People
Academic Advisors
Dominik Wujastyk
University of Alberta, Canada
SAMHiTA is an important step in enabling archives to encourage and support literary and humanistic scholarship.
Prof. Yigal Bronner
Department of Asian Studies The Hebrew University of Jerusalem
SAMHiTA is a unique and uniquely ambitious project. There is an untold number of Sanskrit manuscripts around the globe, many of them uncatalogued and hence under the scholarly radar. The idea of collecting metadata and, when possible, digital copies of all these manuscripts is hugely exciting, and it goes hand-in-hand with Pandit’s prosopographical efforts. Thus the collaboration between the two projects has, from the start, been spontaneous and natural, and it set an example for further such collaborations. I can definitely imagine a future where SAMHiTA outgrows its current, ambitious goals and becomes the hub connecting different DH projects dedicated tot the provenance of Indic manuscripts and India’s intellectual history writ large.
Technology Advisors
Martin Gluckman
Sanskrit Research Institute, Auroville
SAMHiTA is a really ambitious, and much needed project.

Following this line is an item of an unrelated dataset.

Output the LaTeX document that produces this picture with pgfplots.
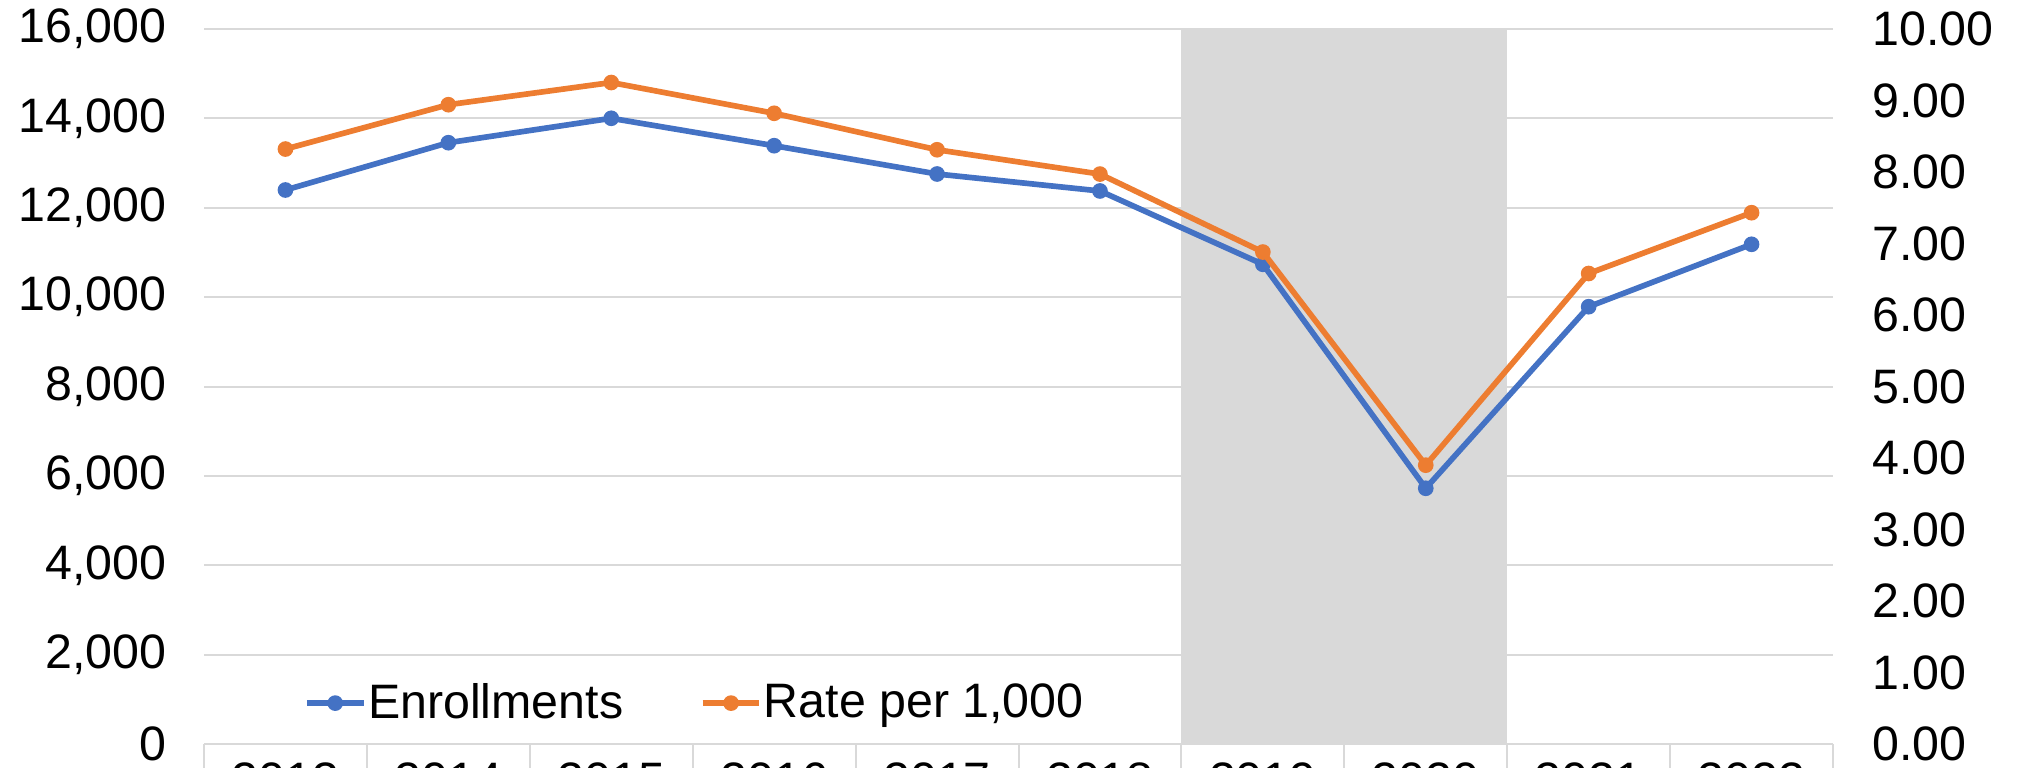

Sanskrit has the largest corpus of texts in the world, and SRI extends all its support to an initiative that seeks to unify disparate efforts in a presentable form for the public and scholars.
Kumar Saurabh
Founder Labify.in
Interoperability frameworks are enabling seamless data exchange and collaboration between diverse systems. SAMHiTA has implemented IIIF which allows institutions and researchers to access a vast network of digitized manuscripts globally, fostering collaborative research, cultural preservation, and enriched educational experiences.
This empowers users of SAMHiTA to view, compare, and analyze manuscripts, regardless of their source repository. This not only enhances scholarly pursuits but also ensures the long-term accessibility of these invaluable cultural artifacts. SAHMiTA serves as a benchmark for the harmonious exchange and display of our shared cultural heritage.